Plotting code records:
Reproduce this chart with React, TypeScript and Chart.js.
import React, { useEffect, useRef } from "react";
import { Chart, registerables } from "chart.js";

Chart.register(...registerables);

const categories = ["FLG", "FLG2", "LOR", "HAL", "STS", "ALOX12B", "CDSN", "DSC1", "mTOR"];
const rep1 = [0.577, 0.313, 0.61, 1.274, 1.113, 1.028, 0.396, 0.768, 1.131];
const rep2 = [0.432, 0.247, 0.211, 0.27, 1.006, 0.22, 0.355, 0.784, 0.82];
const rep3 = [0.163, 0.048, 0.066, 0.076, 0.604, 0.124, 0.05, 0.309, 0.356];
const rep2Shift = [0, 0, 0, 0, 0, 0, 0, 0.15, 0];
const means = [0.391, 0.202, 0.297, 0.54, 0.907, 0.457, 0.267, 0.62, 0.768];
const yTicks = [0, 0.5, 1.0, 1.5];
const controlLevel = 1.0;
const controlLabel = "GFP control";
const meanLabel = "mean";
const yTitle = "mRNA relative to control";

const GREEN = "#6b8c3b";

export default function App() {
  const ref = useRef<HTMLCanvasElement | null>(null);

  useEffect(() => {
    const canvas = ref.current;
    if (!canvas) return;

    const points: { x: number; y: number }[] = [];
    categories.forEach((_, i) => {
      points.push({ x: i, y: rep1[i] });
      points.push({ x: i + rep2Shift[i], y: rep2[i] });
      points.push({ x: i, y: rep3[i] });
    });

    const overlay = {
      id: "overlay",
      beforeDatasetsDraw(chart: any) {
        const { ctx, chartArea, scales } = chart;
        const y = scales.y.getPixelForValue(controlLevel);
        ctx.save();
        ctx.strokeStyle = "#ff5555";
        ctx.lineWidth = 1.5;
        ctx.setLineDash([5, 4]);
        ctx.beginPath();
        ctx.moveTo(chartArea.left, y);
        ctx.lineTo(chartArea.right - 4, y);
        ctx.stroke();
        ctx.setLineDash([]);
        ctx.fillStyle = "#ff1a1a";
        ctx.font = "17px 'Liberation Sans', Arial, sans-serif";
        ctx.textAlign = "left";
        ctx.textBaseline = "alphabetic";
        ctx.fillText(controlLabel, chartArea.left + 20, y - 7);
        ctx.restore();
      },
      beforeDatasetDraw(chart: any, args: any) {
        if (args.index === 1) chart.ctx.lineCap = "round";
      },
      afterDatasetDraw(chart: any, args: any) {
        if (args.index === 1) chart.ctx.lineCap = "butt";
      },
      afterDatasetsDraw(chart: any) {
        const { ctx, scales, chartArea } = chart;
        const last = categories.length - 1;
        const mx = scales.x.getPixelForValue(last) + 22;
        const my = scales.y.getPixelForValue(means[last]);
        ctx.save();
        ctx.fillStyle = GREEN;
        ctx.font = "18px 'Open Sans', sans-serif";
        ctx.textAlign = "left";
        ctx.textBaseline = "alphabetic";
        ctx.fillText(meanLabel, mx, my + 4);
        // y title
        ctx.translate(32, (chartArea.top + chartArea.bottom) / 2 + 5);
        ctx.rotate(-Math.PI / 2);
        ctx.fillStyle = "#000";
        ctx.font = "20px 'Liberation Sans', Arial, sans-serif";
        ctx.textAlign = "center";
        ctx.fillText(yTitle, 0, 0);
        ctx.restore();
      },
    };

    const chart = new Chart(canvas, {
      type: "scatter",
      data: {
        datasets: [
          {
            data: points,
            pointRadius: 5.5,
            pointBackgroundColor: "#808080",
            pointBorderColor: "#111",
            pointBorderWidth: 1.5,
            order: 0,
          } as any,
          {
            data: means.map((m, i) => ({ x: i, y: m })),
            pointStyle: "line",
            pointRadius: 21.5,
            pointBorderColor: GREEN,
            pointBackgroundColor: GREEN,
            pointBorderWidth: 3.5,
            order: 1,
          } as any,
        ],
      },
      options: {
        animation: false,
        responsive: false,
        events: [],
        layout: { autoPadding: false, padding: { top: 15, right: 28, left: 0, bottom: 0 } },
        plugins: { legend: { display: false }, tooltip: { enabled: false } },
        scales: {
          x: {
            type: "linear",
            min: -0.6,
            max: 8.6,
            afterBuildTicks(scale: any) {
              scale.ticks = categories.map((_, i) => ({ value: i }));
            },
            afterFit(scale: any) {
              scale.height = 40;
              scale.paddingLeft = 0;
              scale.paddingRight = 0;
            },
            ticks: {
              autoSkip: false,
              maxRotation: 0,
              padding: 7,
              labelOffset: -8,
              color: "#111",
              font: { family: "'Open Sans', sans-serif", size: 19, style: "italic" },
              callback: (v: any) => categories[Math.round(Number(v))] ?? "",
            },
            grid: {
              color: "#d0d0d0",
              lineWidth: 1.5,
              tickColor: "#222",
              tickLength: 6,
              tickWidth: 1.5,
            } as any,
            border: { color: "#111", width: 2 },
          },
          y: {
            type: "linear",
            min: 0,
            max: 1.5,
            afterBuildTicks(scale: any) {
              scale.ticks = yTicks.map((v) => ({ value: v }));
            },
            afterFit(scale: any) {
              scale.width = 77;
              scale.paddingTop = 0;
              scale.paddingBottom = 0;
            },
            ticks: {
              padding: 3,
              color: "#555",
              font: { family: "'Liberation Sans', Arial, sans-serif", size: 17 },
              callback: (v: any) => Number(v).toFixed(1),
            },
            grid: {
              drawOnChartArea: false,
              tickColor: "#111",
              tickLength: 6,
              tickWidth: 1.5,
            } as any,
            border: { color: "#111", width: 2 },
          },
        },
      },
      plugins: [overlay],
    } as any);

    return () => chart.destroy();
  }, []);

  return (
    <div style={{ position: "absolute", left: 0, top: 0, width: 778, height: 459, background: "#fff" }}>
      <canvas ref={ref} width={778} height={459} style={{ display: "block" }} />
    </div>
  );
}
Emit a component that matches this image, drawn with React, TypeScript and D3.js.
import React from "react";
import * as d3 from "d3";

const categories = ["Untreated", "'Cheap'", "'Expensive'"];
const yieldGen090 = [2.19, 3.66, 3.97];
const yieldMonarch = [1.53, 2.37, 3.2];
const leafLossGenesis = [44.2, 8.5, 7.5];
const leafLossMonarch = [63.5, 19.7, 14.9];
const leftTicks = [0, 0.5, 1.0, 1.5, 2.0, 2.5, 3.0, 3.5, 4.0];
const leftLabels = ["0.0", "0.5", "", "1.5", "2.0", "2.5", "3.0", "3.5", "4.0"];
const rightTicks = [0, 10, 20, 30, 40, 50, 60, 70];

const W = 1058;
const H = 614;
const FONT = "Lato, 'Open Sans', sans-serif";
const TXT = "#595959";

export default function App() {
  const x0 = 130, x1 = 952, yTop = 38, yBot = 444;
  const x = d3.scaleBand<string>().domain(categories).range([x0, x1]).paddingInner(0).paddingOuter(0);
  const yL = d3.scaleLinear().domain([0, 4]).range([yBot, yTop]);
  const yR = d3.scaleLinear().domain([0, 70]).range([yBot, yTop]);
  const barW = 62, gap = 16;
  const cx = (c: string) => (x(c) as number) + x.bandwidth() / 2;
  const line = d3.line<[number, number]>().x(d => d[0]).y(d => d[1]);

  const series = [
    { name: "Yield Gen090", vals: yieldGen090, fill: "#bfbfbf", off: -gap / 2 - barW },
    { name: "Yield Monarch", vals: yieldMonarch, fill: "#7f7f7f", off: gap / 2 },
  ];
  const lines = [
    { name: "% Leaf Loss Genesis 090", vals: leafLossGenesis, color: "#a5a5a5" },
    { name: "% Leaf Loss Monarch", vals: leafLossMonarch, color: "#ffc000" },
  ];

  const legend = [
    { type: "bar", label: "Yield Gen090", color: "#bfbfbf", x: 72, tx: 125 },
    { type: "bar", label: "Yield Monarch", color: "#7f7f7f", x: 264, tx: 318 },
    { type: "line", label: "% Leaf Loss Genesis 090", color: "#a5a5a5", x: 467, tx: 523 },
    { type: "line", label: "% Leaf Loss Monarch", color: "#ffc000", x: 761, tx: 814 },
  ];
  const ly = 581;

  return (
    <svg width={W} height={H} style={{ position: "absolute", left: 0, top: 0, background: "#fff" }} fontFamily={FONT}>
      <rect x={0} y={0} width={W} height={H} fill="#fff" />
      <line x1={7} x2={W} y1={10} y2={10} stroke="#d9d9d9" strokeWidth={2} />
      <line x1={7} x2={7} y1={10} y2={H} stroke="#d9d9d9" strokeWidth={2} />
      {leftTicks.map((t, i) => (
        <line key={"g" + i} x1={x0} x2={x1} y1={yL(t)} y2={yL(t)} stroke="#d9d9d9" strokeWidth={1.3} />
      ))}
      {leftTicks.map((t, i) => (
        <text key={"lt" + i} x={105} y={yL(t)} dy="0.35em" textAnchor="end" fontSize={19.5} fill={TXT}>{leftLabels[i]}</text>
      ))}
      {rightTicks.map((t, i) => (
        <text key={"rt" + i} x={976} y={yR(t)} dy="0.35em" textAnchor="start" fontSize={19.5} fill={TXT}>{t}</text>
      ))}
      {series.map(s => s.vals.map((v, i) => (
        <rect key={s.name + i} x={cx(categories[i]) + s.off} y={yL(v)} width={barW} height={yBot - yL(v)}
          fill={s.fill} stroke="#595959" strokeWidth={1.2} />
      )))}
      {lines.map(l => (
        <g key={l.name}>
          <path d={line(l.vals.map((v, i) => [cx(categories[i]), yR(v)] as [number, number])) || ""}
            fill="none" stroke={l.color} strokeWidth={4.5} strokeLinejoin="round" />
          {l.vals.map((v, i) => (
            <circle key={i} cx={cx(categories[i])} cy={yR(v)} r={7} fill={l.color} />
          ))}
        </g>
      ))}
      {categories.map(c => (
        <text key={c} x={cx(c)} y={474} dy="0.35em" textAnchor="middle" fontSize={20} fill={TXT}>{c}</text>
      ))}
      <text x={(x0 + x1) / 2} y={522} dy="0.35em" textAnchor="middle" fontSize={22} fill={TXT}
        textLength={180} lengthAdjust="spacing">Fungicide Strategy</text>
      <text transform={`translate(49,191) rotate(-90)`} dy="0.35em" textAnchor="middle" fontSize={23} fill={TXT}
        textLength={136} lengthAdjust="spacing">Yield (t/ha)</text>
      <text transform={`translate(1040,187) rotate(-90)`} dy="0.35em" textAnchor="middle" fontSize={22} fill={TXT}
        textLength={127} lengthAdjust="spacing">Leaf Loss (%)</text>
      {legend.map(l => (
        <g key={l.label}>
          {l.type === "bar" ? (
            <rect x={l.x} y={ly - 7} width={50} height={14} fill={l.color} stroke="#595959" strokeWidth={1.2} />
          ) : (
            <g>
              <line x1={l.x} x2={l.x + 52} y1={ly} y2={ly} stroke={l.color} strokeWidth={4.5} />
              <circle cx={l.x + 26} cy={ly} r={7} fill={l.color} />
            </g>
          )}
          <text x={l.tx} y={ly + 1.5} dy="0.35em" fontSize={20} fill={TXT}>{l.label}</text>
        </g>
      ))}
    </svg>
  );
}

Aim: Using the data above, restate word for word the lines from its opening line through the line that contains "Chart.register(...registerables);", and no more.

Answer below:
Reproduce this chart with React, TypeScript and Chart.js.
import React, { useEffect, useRef } from "react";
import { Chart, registerables } from "chart.js";

Chart.register(...registerables);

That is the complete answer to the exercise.